As feedback became a real loop as they actually have users now and don't need to rely on weirdly specific manually cafted problems, they can now be finetuned to solve real world problems of their real users. AI slop is even less of a problem because this step is getting better and better, the fact that the some code was written using AI gives an easier time to the AI.
"It's easier to fix your own code than someone else's", AI slop is a problem for us not the LLMs.
SO is no longer a relevant source for any LLM simply because their scale is too small, github is still valuable but for how long? with tool like cursor being pushed by LLM providers they'll slowly and surely get direct access to a shitton of private, indie and amateur codebases. They will slowly outscale anything that currently exists in terms of first party data.

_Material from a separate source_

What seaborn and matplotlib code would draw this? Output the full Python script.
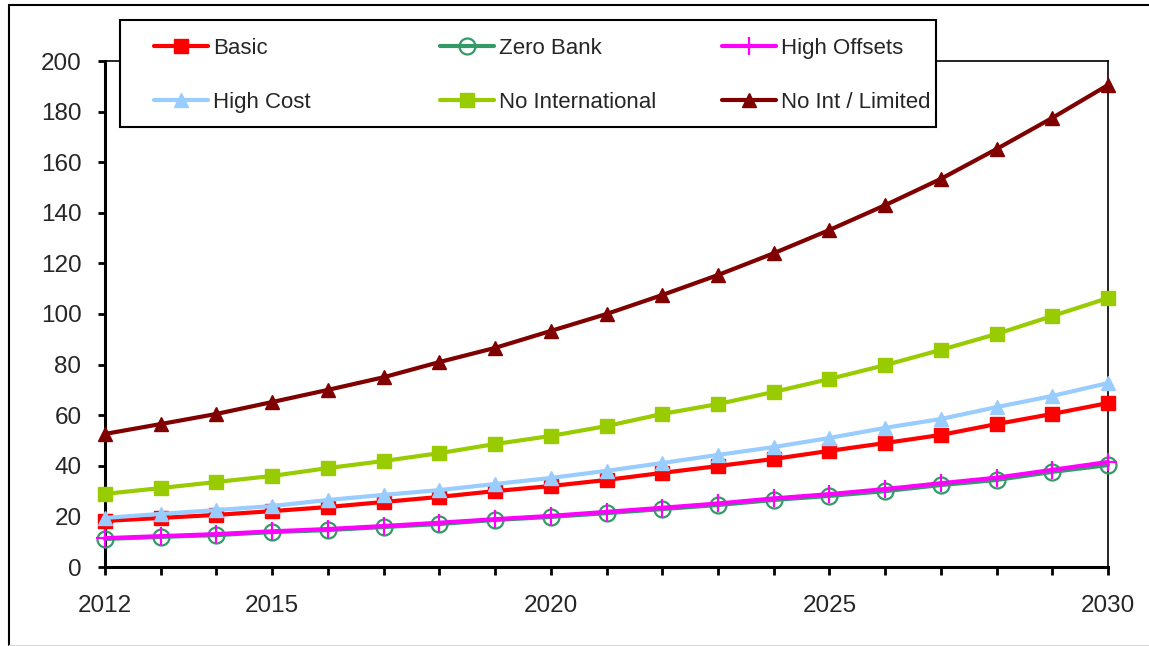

I didn't think that the user response (= user validation) could be used to manually finetune the AI. But now that you point it out, that make it obvious! Thanks
I'm wondering, did you use AI to format your answer?

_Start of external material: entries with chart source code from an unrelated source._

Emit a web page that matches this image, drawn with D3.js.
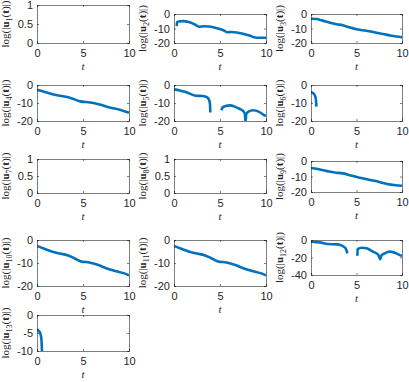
<!DOCTYPE html>
<html>
<head>
<meta charset="utf-8">
<script src="https://cdn.jsdelivr.net/npm/d3@7"></script>
<style>
  body { margin: 0; background: #fff; }
</style>
</head>
<body>
<div id="chart"></div>
<script>
// log(|u_k(t)|), [t, value] pairs, null = gap in the curve
const u1 = []
const u2 = [[0.3,-8.4],[0.33,-5.8],[0.5,-5.2],[1,-4.9],[1.6,-5.6],[2.2,-7],[2.8,-8.8],[3.2,-8.4],[3.8,-8.6],[4.4,-9.4],[5,-10.4],[5.5,-11.6],[5.8,-12.6],[6.2,-12.4],[6.8,-12.7],[7.5,-13.6],[8.2,-14.8],[8.8,-16.2],[9.3,-16.4],[10,-16.4]]
const u3 = [[0,-3.3],[0.6,-3.5],[1.2,-4.4],[2,-5.8],[2.8,-7],[3.5,-7.8],[4.2,-9.2],[5,-10.5],[5.7,-11.2],[6.4,-11.9],[7.2,-13],[7.9,-13.8],[8.7,-14.8],[9.4,-15.5],[10,-16]]
const u4 = [[0,-2.7],[0.7,-3.6],[1.4,-4.7],[2.5,-6],[3.3,-6.7],[3.9,-7.6],[4.7,-9.1],[5.8,-9.7],[6.8,-10.8],[7.9,-12.5],[9,-13.7],[10,-15.4]]
const u5 = [[0,-2.4],[0.6,-3],[1.2,-3.8],[1.9,-5.2],[2.4,-6],[3.1,-6.1],[3.5,-6.6],[3.75,-7.6],[3.9,-10],[3.95,-15.3],null,
            [5.15,-14],[5.3,-12.4],[5.6,-11.7],[6.1,-11.3],[6.6,-12],[7.1,-13.2],[7.5,-14.4],[7.7,-16],[7.78,-20.5],[7.85,-16.3],[8.1,-14.8],[8.6,-14],[9.2,-14.8],[9.7,-16.4],[10,-17.2]]
const u6 = [[0,-3.8],[0.2,-4.4],[0.4,-5.6],[0.52,-7.4],[0.6,-12]]
const u7 = []
const u8 = []
const u9 = [[0,-4.5],[1,-5.5],[2,-6.8],[2.6,-7.4],[3.5,-8],[4.5,-9.5],[5.5,-11],[6.5,-12.3],[7.5,-13.5],[8.5,-15],[9.3,-15.6],[10,-16]]
const u10 = [[0,-2.6],[0.8,-3.8],[1.6,-5],[2.5,-5.9],[3.3,-6.6],[4,-7.8],[4.8,-9.3],[5.7,-9.8],[6.6,-10.8],[7.6,-12.4],[8.6,-13.6],[9.4,-14.4],[10,-15.4]]
const u11 = [[0,-2.6],[0.8,-3.8],[1.6,-5],[2.5,-5.9],[3.3,-6.6],[4,-7.8],[4.8,-9.3],[5.7,-9.8],[6.6,-10.8],[7.6,-12.4],[8.6,-13.6],[9.4,-14.4],[10,-15.4]]
const u12 = [[0,-2],[0.6,-2.4],[1.1,-3],[1.8,-4.6],[2.9,-5],[3.4,-6.5],[3.8,-9.5],[4,-15.2],null,
             [5.1,-18],[5.12,-10.5],[5.6,-8.8],[6.1,-9.5],[6.8,-13.3],[7.4,-17],[7.6,-22],[7.75,-17.5],[8.1,-15.2],[8.6,-13.3],[9.2,-14.5],[9.7,-17],[10,-18.3]]
const u13 = [[0,-4],[0.18,-4.4],[0.36,-5.1],[0.47,-6.5],[0.55,-10.5]]

const series = [u1, u2, u3, u4, u5, u6, u7, u8, u9, u10, u11, u12, u13]
const yDomains = [[0,1],[-20,0],[-20,0],[-20,0],[-20,0],[-20,0],[0,1],[0,1],[-20,0],[-20,0],[-20,0],[-40,0],[-10,0]]
const yTicks = [[0,0.5,1],[-20,-10,0],[-20,-10,0],[-20,-10,0],[-20,-10,0],[-20,-10,0],[0,0.5,1],[0,0.5,1],[-20,-10,0],[-20,-10,0],[-20,-10,0],[-40,-20,0],[-10,-5,0]]
const xTicks = [0, 5, 10]
const xDomain = [0, 10]

// axes boxes [left, top, right, bottom] in page pixels (panels got different heights in the original)
const colX = [[37,129],[174,266],[311,402]]
const rowY = [[5,43],[14,43],[14,43],[85,121],[85,121],[85,121],[159,193],[159,193],[161,192],[240,286],[240,286],[240,275],[315,351]]

const W = 409, H = 382
const blue = "#0072BD", ink = "#262626"

const svg = d3.select("#chart").append("svg")
  .attr("width", W).attr("height", H)
  .style("font-family", "'Liberation Sans', Arial, sans-serif")

series.forEach((data, i) => {
  const [x0, x1] = colX[i % 3]
  const [y0, y1] = rowY[i]
  const w = x1 - x0, h = y1 - y0

  const x = d3.scaleLinear().domain(xDomain).range([0, w])
  const y = d3.scaleLinear().domain(yDomains[i]).range([h, 0])

  const g = svg.append("g").attr("transform", `translate(${x0},${y0})`)

  // clip curves to the box like matlab does
  g.append("clipPath").attr("id", "clip" + i)
    .append("rect").attr("width", w).attr("height", h)

  g.append("path")
    .datum(data)
    .attr("clip-path", `url(#clip${i})`)
    .attr("fill", "none")
    .attr("stroke", blue)
    .attr("stroke-width", 2.6)
    .attr("stroke-linejoin", "round")
    .attr("d", d3.line()
      .defined(d => d)
      .x(d => x(d[0]))
      .y(d => y(d[1]))
      .curve(d3.curveMonotoneX)
    )

  const fmt = d => String(d)

  // bottom axis with labels, ticks pointing inwards
  const bx = g.append("g").attr("transform", `translate(0,${h})`)
    .call(d3.axisBottom(x).tickValues(xTicks).tickSize(-2).tickPadding(6).tickFormat(fmt))
  // top axis (ticks only)
  const tx = g.append("g")
    .call(d3.axisTop(x).tickValues(xTicks).tickSize(-2).tickFormat(""))
  // left axis with labels
  const ly = g.append("g")
    .call(d3.axisLeft(y).tickValues(yTicks[i]).tickSize(-2).tickPadding(4).tickFormat(fmt))
  // right axis (ticks only)
  const ry = g.append("g").attr("transform", `translate(${w},0)`)
    .call(d3.axisRight(y).tickValues(yTicks[i]).tickSize(-2).tickFormat(""))

  ;[bx, tx, ly, ry].forEach(a => {
    a.selectAll("path, line").attr("stroke", ink).attr("stroke-width", 0.6)
    a.selectAll("text").attr("fill", ink).style("font-size", "11px").style("font-family", "'Liberation Sans', Arial, sans-serif")
  })

  // x label
  g.append("text")
    .attr("x", w / 2).attr("y", h + 27)
    .attr("text-anchor", "middle")
    .style("font-family", "'Liberation Serif', 'DejaVu Serif', serif")
    .style("font-style", "italic")
    .style("font-size", "11px")
    .attr("fill", ink)
    .text("t")

  // y label  log(|u_k(t)|)
  const lab = g.append("text")
    .attr("transform", `translate(-28,${h / 2}) rotate(-90)`)
    .attr("text-anchor", "middle")
    .style("font-family", "'Liberation Serif', 'DejaVu Serif', serif")
    .style("font-size", "11px")
    .attr("fill", ink)
  lab.append("tspan").text("log(|")
  lab.append("tspan").style("font-weight", "bold").text("u")
  lab.append("tspan").attr("dy", 2.5).style("font-size", "8px").text(i + 1)
  lab.append("tspan").attr("dy", -2.5).text("(")
  lab.append("tspan").style("font-weight", "bold").text("t")
  lab.append("tspan").text(")|)")
})
</script>
</body>
</html>
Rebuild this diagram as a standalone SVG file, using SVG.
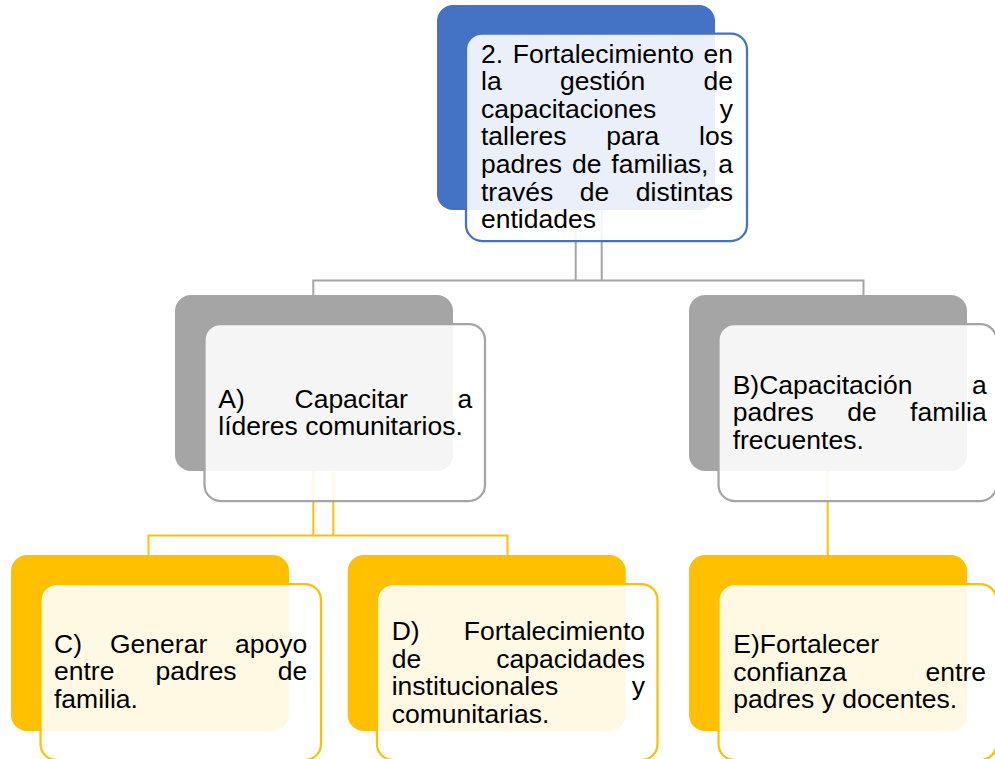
<svg xmlns="http://www.w3.org/2000/svg" width="995" height="759" viewBox="0 0 995 759">
<style>
text{font-family:"Liberation Sans",Arial,sans-serif;font-size:26.5px;fill:#000}
.e{text-anchor:end}
.back{stroke:none}
.front{fill:#fff;fill-opacity:0.89;stroke-width:2.25}
.blue .back{fill:#4472C4}.blue .front{stroke:#4472C4}
.grey .back{fill:#A5A5A5}.grey .front{stroke:#A5A5A5}
.gold .back{fill:#FFC000}.gold .front{stroke:#FFC000}
.cg{stroke:#A5A5A5;stroke-width:2;fill:none}
.cy{stroke:#FFC000;stroke-width:2;fill:none}
</style>
<rect width="995" height="759" fill="#fff"/>
<g id="connectors">
<path class="cg" d="M575.7 210V280.5M601.7 210V280.5M313.3 280.5H863.5M313.3 279.5V296M863.5 279.5V296"/>
<path class="cy" d="M313.3 471V535.5M333.3 471V535.5M148.5 535.5H507.5M148.5 534.5V556M507.5 534.5V556M827.7 471V556"/>
</g>
<g id="node-top" class="blue">
<rect class="back" x="437" y="5" width="278" height="205" rx="16"/>
<rect class="front" x="466" y="33.5" width="281" height="207.5" rx="16"/>
<text x="481" y="62.5">2.<tspan x="512.8">Fortalecimiento</tspan><tspan class="e" x="733">en</tspan></text>
<text x="481" y="90.1">la<tspan x="559.9">gestión</tspan><tspan class="e" x="733">de</tspan></text>
<text x="481" y="117.7">capacitaciones<tspan class="e" x="733">y</tspan></text>
<text x="481" y="145.3">talleres<tspan x="606.3">para</tspan><tspan class="e" x="733">los</tspan></text>
<text x="481" y="172.9">padres<tspan x="571.9">de</tspan><tspan x="611.3">familias,</tspan><tspan class="e" x="733">a</tspan></text>
<text x="481" y="200.5">través<tspan x="579.8">de</tspan><tspan class="e" x="733">distintas</tspan></text>
<text x="481" y="228.1">entidades</text>
</g>
<g id="node-A" class="grey">
<rect class="back" x="175" y="295" width="278" height="176" rx="16"/>
<rect class="front" x="204.5" y="324" width="280.5" height="177" rx="16"/>
<text x="218.3" y="407.5">A)<tspan x="294.5">Capacitar</tspan><tspan class="e" x="472.3">a</tspan></text>
<text x="218.3" y="435.1">líderes comunitarios.</text>
</g>
<g id="node-B" class="grey">
<rect class="back" x="689" y="295" width="278" height="176" rx="16"/>
<rect class="front" x="718.5" y="324" width="278" height="177" rx="16"/>
<text x="732.7" y="393.5">B)Capacitación<tspan class="e" x="986.7">a</tspan></text>
<text x="732.7" y="421.1">padres<tspan x="847.2">de</tspan><tspan class="e" x="986.7">familia</tspan></text>
<text x="732.7" y="448.7">frecuentes.</text>
</g>
<g id="node-C" class="gold">
<rect class="back" x="11" y="555" width="278" height="176" rx="16"/>
<rect class="front" x="40.5" y="584" width="280.5" height="176" rx="16"/>
<text x="54" y="652.8">C)<tspan x="110">Generar</tspan><tspan class="e" x="307.3">apoyo</tspan></text>
<text x="54" y="680.4">entre<tspan x="155.6">padres</tspan><tspan class="e" x="307.3">de</tspan></text>
<text x="54" y="708">familia.</text>
</g>
<g id="node-D" class="gold">
<rect class="back" x="347.7" y="555" width="278" height="176" rx="16"/>
<rect class="front" x="377" y="584" width="280.5" height="176" rx="16"/>
<text x="391.7" y="640">D)<tspan class="e" x="645">Fortalecimiento</tspan></text>
<text x="391.7" y="667.6">de<tspan class="e" x="645">capacidades</tspan></text>
<text x="391.7" y="695.2">institucionales<tspan class="e" x="645">y</tspan></text>
<text x="391.7" y="722.8">comunitarias.</text>
</g>
<g id="node-E" class="gold">
<rect class="back" x="689" y="555" width="278" height="176" rx="16"/>
<rect class="front" x="718.5" y="584" width="278" height="176" rx="16"/>
<text x="733.3" y="653.2">E)Fortalecer</text>
<text x="733.3" y="680.8">confianza<tspan class="e" x="986">entre</tspan></text>
<text x="733.3" y="708.4">padres y docentes.</text>
</g>
</svg>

I didn't use AI in any form in my answer, I'm simply a working professional that produced numerous papers (I won't doxx myself nor advertise my company obviously)

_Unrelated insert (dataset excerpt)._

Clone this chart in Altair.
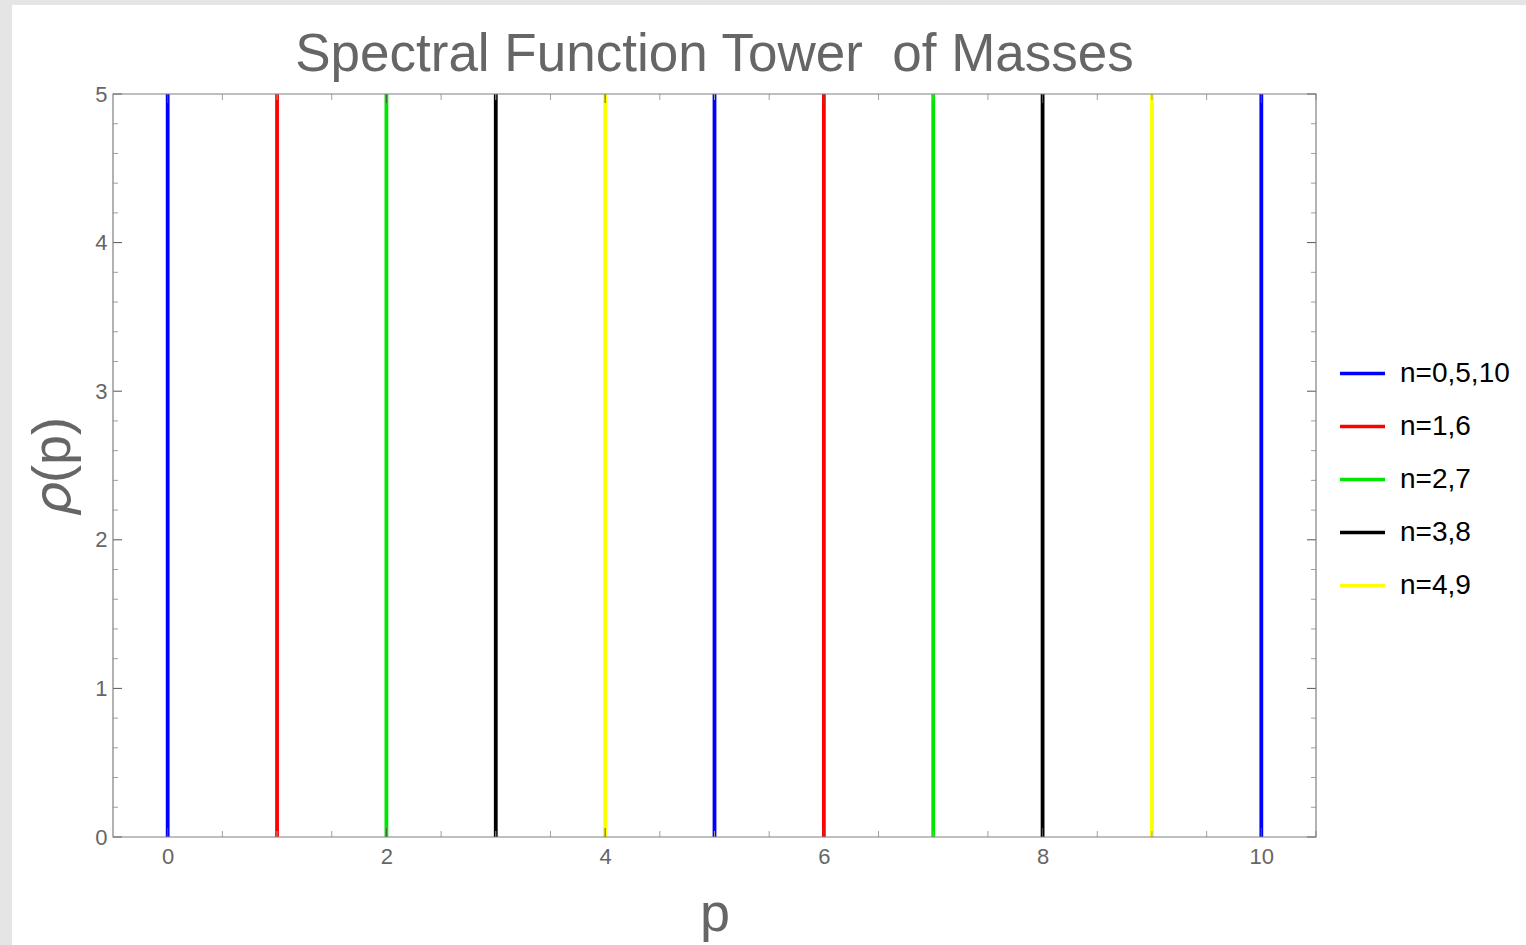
import altair as alt
import pandas as pd

# ---- data ----
masses = [0, 1, 2, 3, 4, 5, 6, 7, 8, 9, 10]
groups = ["n=0,5,10", "n=1,6", "n=2,7", "n=3,8", "n=4,9",
          "n=0,5,10", "n=1,6", "n=2,7", "n=3,8", "n=4,9", "n=0,5,10"]
rho_low = [0] * 11
rho_high = [5] * 11
legend_labels = ["n=0,5,10", "n=1,6", "n=2,7", "n=3,8", "n=4,9"]
legend_colors = ["#0000ff", "#ff0000", "#00e600", "#000000", "#ffff00"]

x_major = [0, 2, 4, 6, 8, 10]
x_minor = [0.5, 1, 1.5, 2.5, 3, 3.5, 4.5, 5, 5.5, 6.5, 7, 7.5, 8.5, 9, 9.5, 10.5]
y_major = [0, 1, 2, 3, 4, 5]
y_minor = [round(0.2 * i, 1) for i in range(26) if i % 5 != 0]

W, H = 1203, 743
FONT = "Liberation Sans"

lines_df = pd.DataFrame({"p": masses, "group": groups, "lo": rho_low, "hi": rho_high})
xmaj_df = pd.DataFrame({"t": x_major})
xmin_df = pd.DataFrame({"t": x_minor})
ymaj_df = pd.DataFrame({"t": y_major})
ymin_df = pd.DataFrame({"t": y_minor})

xscale = alt.Scale(domain=[-0.5, 10.5], nice=False, zero=False)
yscale = alt.Scale(domain=[0, 5], nice=False, zero=False)

one = pd.DataFrame({"a": [0]})

# white page panel (decoration around the gray border)
bg = alt.Chart(one).mark_rect(color="white").encode(
    x=alt.value(12 - 113), x2=alt.value(1526 - 113),
    y=alt.value(5 - 94), y2=alt.value(945 - 94),
)

lines = alt.Chart(lines_df).mark_rule(strokeWidth=3.8).encode(
    x=alt.X("p:Q", scale=xscale,
            axis=alt.Axis(values=x_major, format="d", ticks=False, domain=False,
                          grid=False, labelFontSize=22, labelColor="#666666",
                          labelFont=FONT, labelPadding=9, title="p", titleFont=FONT,
                          titleFontSize=54, titleFontWeight="normal",
                          titleColor="#666666", titleBaseline="alphabetic",
                          titleY=93, zindex=1)),
    y=alt.Y("lo:Q", scale=yscale,
            axis=alt.Axis(values=y_major, format="d", ticks=False, domain=False,
                          grid=False, labelFontSize=22, labelColor="#666666",
                          labelFont=FONT, labelPadding=6, title="\U0001D70C(p)",
                          titleFont=FONT, titleFontSize=54, titleFontWeight="normal",
                          titleColor="#666666", titleBaseline="alphabetic",
                          titleX=-44, titleY=371, zindex=1)),
    y2="hi:Q",
    color=alt.Color("group:N",
                    scale=alt.Scale(domain=legend_labels, range=legend_colors),
                    legend=alt.Legend(title=None, orient="none", legendX=1225,
                                      legendY=255, symbolType="stroke",
                                      symbolSize=2025, symbolStrokeWidth=3.5,
                                      labelFontSize=28, labelFont=FONT,
                                      labelColor="#000000", labelOffset=13,
                                      rowPadding=14, padding=0)),
)

frame = alt.Chart(one).mark_rect(fill=None, stroke="#808080", strokeWidth=1.2).encode(
    x=alt.value(0), x2=alt.value(W), y=alt.value(0), y2=alt.value(H)
)

def xticks(df, length, color):
    bot = alt.Chart(df).mark_rule(color=color, strokeWidth=1).encode(
        x=alt.X("t:Q", scale=xscale), y=alt.value(H), y2=alt.value(H - length))
    top = alt.Chart(df).mark_rule(color=color, strokeWidth=1).encode(
        x=alt.X("t:Q", scale=xscale), y=alt.value(0), y2=alt.value(length))
    return [bot, top]

def yticks(df, length, color):
    left = alt.Chart(df).mark_rule(color=color, strokeWidth=1).encode(
        y=alt.Y("t:Q", scale=yscale), x=alt.value(0), x2=alt.value(length))
    right = alt.Chart(df).mark_rule(color=color, strokeWidth=1).encode(
        y=alt.Y("t:Q", scale=yscale), x=alt.value(W), x2=alt.value(W - length))
    return [left, right]

layers = [bg, lines]
layers += xticks(xmin_df, 6, "#a0a0a0")
layers += xticks(xmaj_df, 9, "#555555")
layers += yticks(ymin_df, 5, "#a0a0a0")
layers += yticks(ymaj_df, 9, "#555555")
layers += [frame]

chart = alt.layer(*layers).properties(
    width=W, height=H,
    title=alt.TitleParams("Spectral Function Tower\u00a0 of Masses", font=FONT,
                          fontSize=53, fontWeight="normal", color="#666666",
                          anchor="middle", frame="group", baseline="alphabetic",
                          offset=26, dy=145),
    autosize=alt.AutoSizeParams(type="none"),
    padding={"left": 113, "top": 94, "right": 210, "bottom": 108},
    background="#e6e5e5",
).configure_view(stroke=None)

chart.save("out.html", embed_options={"renderer": "svg", "actions": False})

AI initially acquired a specific writing style resulting from learning to produce output specifically crafter by academic researchers most of which were either directly done, edited or approved by an AI research group. The initial iterations of LLM had a writing style that was the one of their makers, I have the same writing style as AI researchers hence you might find my style closely ressembling ealier LLMs.
It got to the apex of the uncanny valey as it was getting better and better at sounding academic and researcher alike. As it's now attempting to tackle harder problems and by doing so is back to sounding more and more relatable and "human" as it improves in its ability to successfully convey a message to any specific user.
Nah all you need is hundreds of thousands of people using your code editor and/or git hosting service.
Then you can just TAKE the data 😁 problem solved
microsoft would nev-
Exactly this. People seem to forget that AI is being fine-tuned based on its use. It’s not just copy/pasting code from the internet, we are giving it human relational feedback training just by interacting with it. It will learn from us until it doesn’t need us at all.
AI needs humans!
For now.
All the stuff I looked up in the past month had zero answer on stackoverflow so ¯\_(ツ)_/¯
It’s hilarious watching this sub copeseethe over AI.
Yeah, this joke of a meme was probably true 3 years ago. These days I highly doubt that a company like Anthropic relies on outdated answers from Stackoverflow.
Documentation for new libraries will be ai generated (already is where I work for new stuff) but its reviewed by humans, so future AI learning on it shouldn’t be a problem
The first Stackoverflow responders had to read documentation
Or just learn from its own usage
lol. Nearly 80% of all accepted answers on SO are wrong it’s usually the 3rd or 4th one down that is correct.
This subreddit turned into an anti AI circle jerk. The more anti LLM memes I see here, the more it shows that people are panicking over being let go or were already let go. Who knows what LLM will really learn from in a couple of years, but as things stand we are already seeing a significant downsizing in many firms while they still manage to retain same levels of productivity.
I dont remember AI closing my chat for duplicate and then linking to a deleted page/ an unanswered question
So what?
Without Stack Overflow, even artificial intelligence cries over a compilation error
Great, now AI will start responding
“What have you tried?”
This one, otoh, is fairly legit.
If you ask the same question twice ever you get hit with "Duplicate question" with a link that leads to something barely relevant.